───── The data

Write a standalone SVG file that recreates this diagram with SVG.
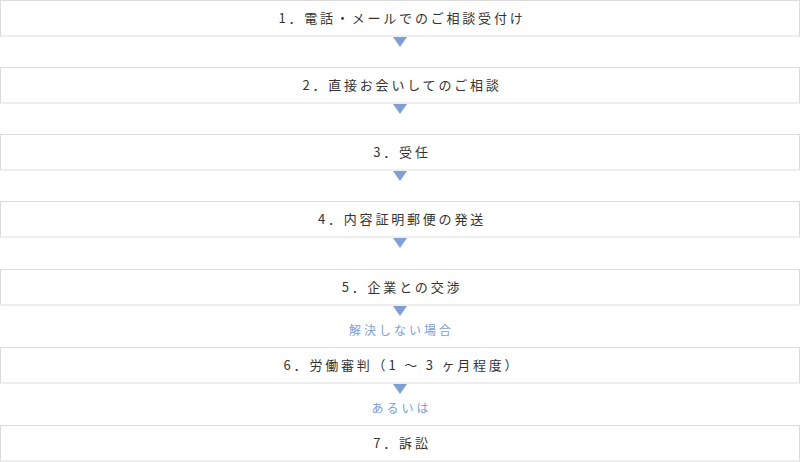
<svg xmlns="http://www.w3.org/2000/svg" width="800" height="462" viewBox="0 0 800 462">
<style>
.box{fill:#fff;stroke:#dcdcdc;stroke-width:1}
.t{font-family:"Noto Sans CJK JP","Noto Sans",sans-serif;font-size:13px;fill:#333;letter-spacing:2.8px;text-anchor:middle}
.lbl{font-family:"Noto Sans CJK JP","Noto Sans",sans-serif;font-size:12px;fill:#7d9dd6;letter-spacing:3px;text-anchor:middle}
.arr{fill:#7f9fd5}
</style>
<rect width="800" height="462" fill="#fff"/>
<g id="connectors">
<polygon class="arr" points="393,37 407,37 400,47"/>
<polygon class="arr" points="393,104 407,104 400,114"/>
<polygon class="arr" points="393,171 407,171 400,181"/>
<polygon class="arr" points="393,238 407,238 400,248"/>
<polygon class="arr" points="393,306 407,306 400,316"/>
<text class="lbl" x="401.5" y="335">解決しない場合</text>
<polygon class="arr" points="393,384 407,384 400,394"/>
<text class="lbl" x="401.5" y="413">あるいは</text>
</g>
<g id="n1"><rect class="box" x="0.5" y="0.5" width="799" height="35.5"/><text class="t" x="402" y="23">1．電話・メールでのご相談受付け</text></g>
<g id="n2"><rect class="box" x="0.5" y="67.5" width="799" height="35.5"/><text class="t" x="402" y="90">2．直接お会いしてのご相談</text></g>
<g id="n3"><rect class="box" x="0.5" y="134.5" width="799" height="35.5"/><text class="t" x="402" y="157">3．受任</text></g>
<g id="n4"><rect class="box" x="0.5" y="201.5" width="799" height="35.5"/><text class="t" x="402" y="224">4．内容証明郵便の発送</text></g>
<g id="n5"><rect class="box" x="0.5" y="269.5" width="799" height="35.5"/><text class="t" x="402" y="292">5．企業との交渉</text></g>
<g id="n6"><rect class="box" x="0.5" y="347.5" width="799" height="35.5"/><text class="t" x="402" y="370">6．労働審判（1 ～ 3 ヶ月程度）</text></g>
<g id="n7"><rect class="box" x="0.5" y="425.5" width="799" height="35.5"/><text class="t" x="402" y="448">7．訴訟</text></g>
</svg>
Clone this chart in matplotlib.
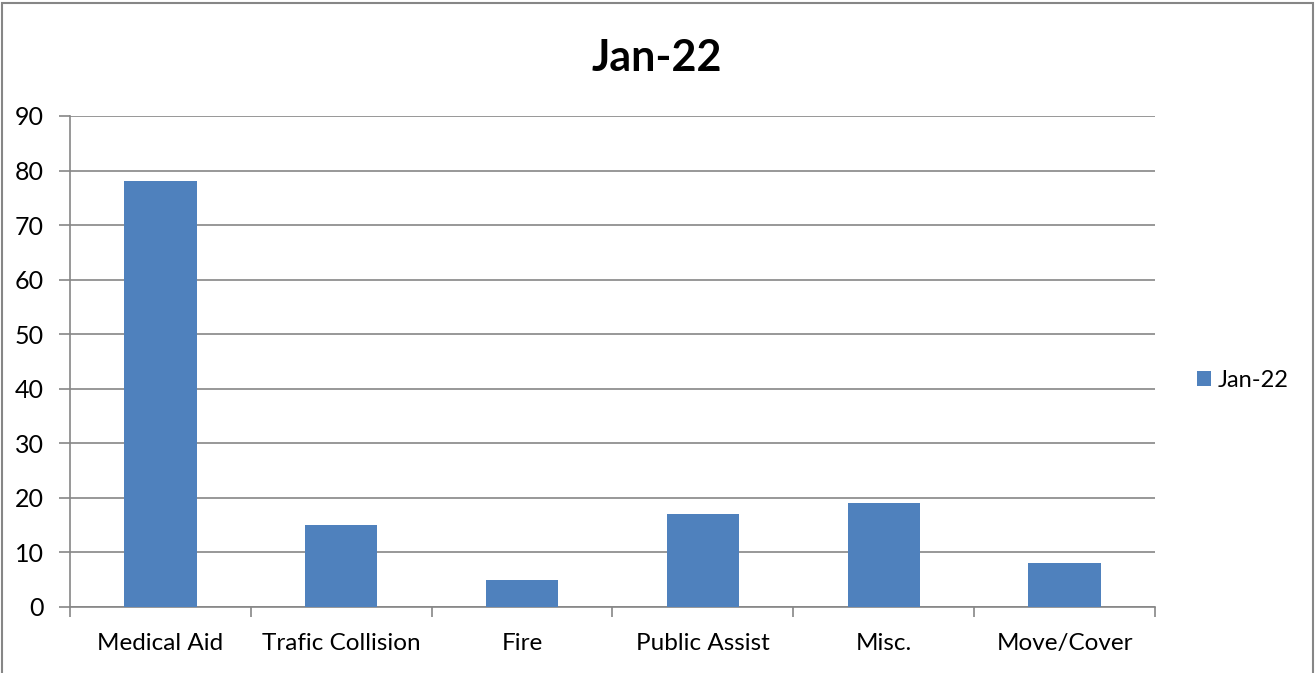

──────────

The data above should be repeated exactly, minus any pictures.

Completed task ->
Write a standalone SVG file that recreates this diagram with SVG.
<svg xmlns="http://www.w3.org/2000/svg" width="800" height="462" viewBox="0 0 800 462">
<style>
.box{fill:#fff;stroke:#dcdcdc;stroke-width:1}
.t{font-family:"Noto Sans CJK JP","Noto Sans",sans-serif;font-size:13px;fill:#333;letter-spacing:2.8px;text-anchor:middle}
.lbl{font-family:"Noto Sans CJK JP","Noto Sans",sans-serif;font-size:12px;fill:#7d9dd6;letter-spacing:3px;text-anchor:middle}
.arr{fill:#7f9fd5}
</style>
<rect width="800" height="462" fill="#fff"/>
<g id="connectors">
<polygon class="arr" points="393,37 407,37 400,47"/>
<polygon class="arr" points="393,104 407,104 400,114"/>
<polygon class="arr" points="393,171 407,171 400,181"/>
<polygon class="arr" points="393,238 407,238 400,248"/>
<polygon class="arr" points="393,306 407,306 400,316"/>
<text class="lbl" x="401.5" y="335">解決しない場合</text>
<polygon class="arr" points="393,384 407,384 400,394"/>
<text class="lbl" x="401.5" y="413">あるいは</text>
</g>
<g id="n1"><rect class="box" x="0.5" y="0.5" width="799" height="35.5"/><text class="t" x="402" y="23">1．電話・メールでのご相談受付け</text></g>
<g id="n2"><rect class="box" x="0.5" y="67.5" width="799" height="35.5"/><text class="t" x="402" y="90">2．直接お会いしてのご相談</text></g>
<g id="n3"><rect class="box" x="0.5" y="134.5" width="799" height="35.5"/><text class="t" x="402" y="157">3．受任</text></g>
<g id="n4"><rect class="box" x="0.5" y="201.5" width="799" height="35.5"/><text class="t" x="402" y="224">4．内容証明郵便の発送</text></g>
<g id="n5"><rect class="box" x="0.5" y="269.5" width="799" height="35.5"/><text class="t" x="402" y="292">5．企業との交渉</text></g>
<g id="n6"><rect class="box" x="0.5" y="347.5" width="799" height="35.5"/><text class="t" x="402" y="370">6．労働審判（1 ～ 3 ヶ月程度）</text></g>
<g id="n7"><rect class="box" x="0.5" y="425.5" width="799" height="35.5"/><text class="t" x="402" y="448">7．訴訟</text></g>
</svg>
Clone this chart in matplotlib.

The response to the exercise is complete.